Alex Bulmer is a Canadian playwright and theatre artist. Bulmer is the co-founder of the theatre companies SNIFF Inc. and Invisible Flash. She wrote the play Smudge and was a writer for the 2009 Channel 4 series Cast Offs.

== Early life and education ==
Bulmer was born in Kitchener, Ontario, but grew up in Puslinch. She attended Bishops University and studied theatre at the Ryerson Polytechnical Institute's Theatre School. While studying at Ryerson, Bulmer began to lose her vision. She left Ryerson to study voice in the UK, which she hoped would allow her to maintain a connection to theatre even with her declining visual ability. She attended the Central School of Speech and Drama in London, England.

== Career ==

Bulmer performed drag as Alvin Calvin Cumberbund. She also taught theatre at both Ryerson University and George Brown College. Bulmer founded SNIFF (Sensory Narrative in Full Form) Inc., a theatre company focussed on creating works that challenge conventional uses of sensory perception in theatre. In 1996, Bulmer played Barb in Kate Barker's Army of Lovers? at Buddies In Bad Times Theatre.

In 2000, Bulmer's one-act play Smudge premiered with Nightwood Theatre under the direction of Alisa Palmer. The central character in Smudge has retinitis pigmentosa, like Bulmer. The production starred Diane Flacks, Sherry Lee Hunter, and Kate Lynch. Smudge was nominated for the Chalmers Canadian Play Award.

In 2003, Bulmer emceed Smashing Stereotypes Productions' Culture Cauldron II, a cabaret of performances inspired by disability performed at Ryerson University. Bulmer is one of the founders of Invisible Flash, a theatre company which she is currently the artistic director of. She also worked as a part-time literary manager for Graeae Theatre in London.

In 2009, after returning to Canada, Bulmer acted in Michael Rubenfeld and Sarah Stanley's The Book of Judith, a play inspired by quadriplegic activist and artist Judith Snow, at The Theatre Centre in Toronto.

Bulmer produced Cripping the Arts and Cripping the Stage in 2016, with funding from the British Council, Tangled Art and Disability, Ryerson University Disability Studies, and Harbourfront Centre. Cripping the Arts has since become a yearly symposium and, in 2019, featured Crip Shorts, which Bulmer co-produced. For Crip Shorts, Bulmer worked with circus performer Erin Ball to make her performance accessible for the visually impaired.

In 2017, Bulmer acted in Martha Ross's The Story with Common Boots Theatre. In 2019, she worked with Common Boots Theatre again, this time serving as accessibility dramaturge for Natasha Greenblatt and Yolanda Bonnell's The Election. At the 2019 Toronto Fringe, Bulmer co-directed Scadding with Jennifer Brewin.

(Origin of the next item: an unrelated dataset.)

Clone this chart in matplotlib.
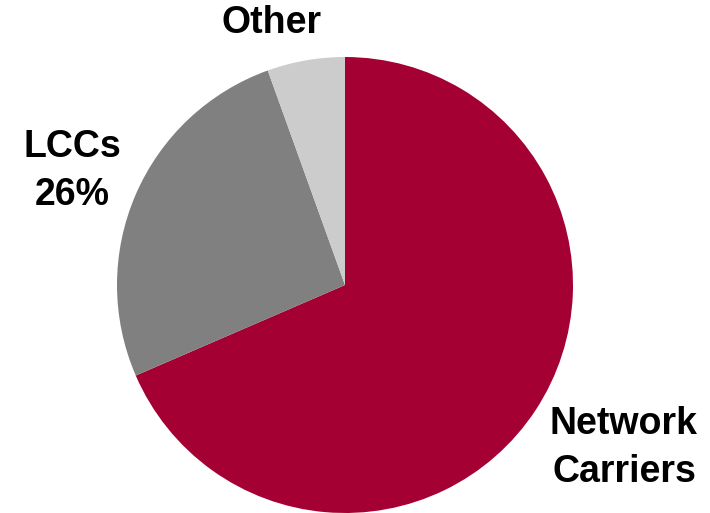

Bulmer co-created the play May I Take Your Arm with Anna Camilleri, Tristan Whiston, and Katie Yealland. May I Take Your Arm premiered with Red Dress Productions in 2018. Bulmer and Red Dress Productions re-imagined May I Take Your Arm as an online performance for the 2020 Luminato Festival. Bulmer developed the play Blind Woman in Search of a Narrative between 2018 and 2020 during her residency with Bodies in Translation at the University of Guelph.

In April 2022, Bulmer curated the CoMotion Festival, a showcase of Deaf and disabled artists online and at Toronto's Harbourfront Centre. Her play, Perpetual Archaeology, is set to premiere with Crow's Theatre under the direction of Leah Cherniak and starring Bulmer, in June 2023.

== Works ==

=== Plays ===
- Smudge
- May I Take Your Arm - co-created with Anna Camilleri, Tristan Whiston, and Katie Yealland
- Blind Woman in Search of a Narrative
- Perpetual Archaeology

=== Other ===

- Cast Offs — 6-part television series, co-written with Jack Thorne, Tony Roche, Jamie Campbell, and Joel Wilson (2009)

== Personal life ==
Bulmer was diagnosed with retinitis pigmentosa at age 21 and lost functioning vision in 2006 as a result. In 2003, Bulmer moved to London, England but returned to Toronto permanently in October 2017.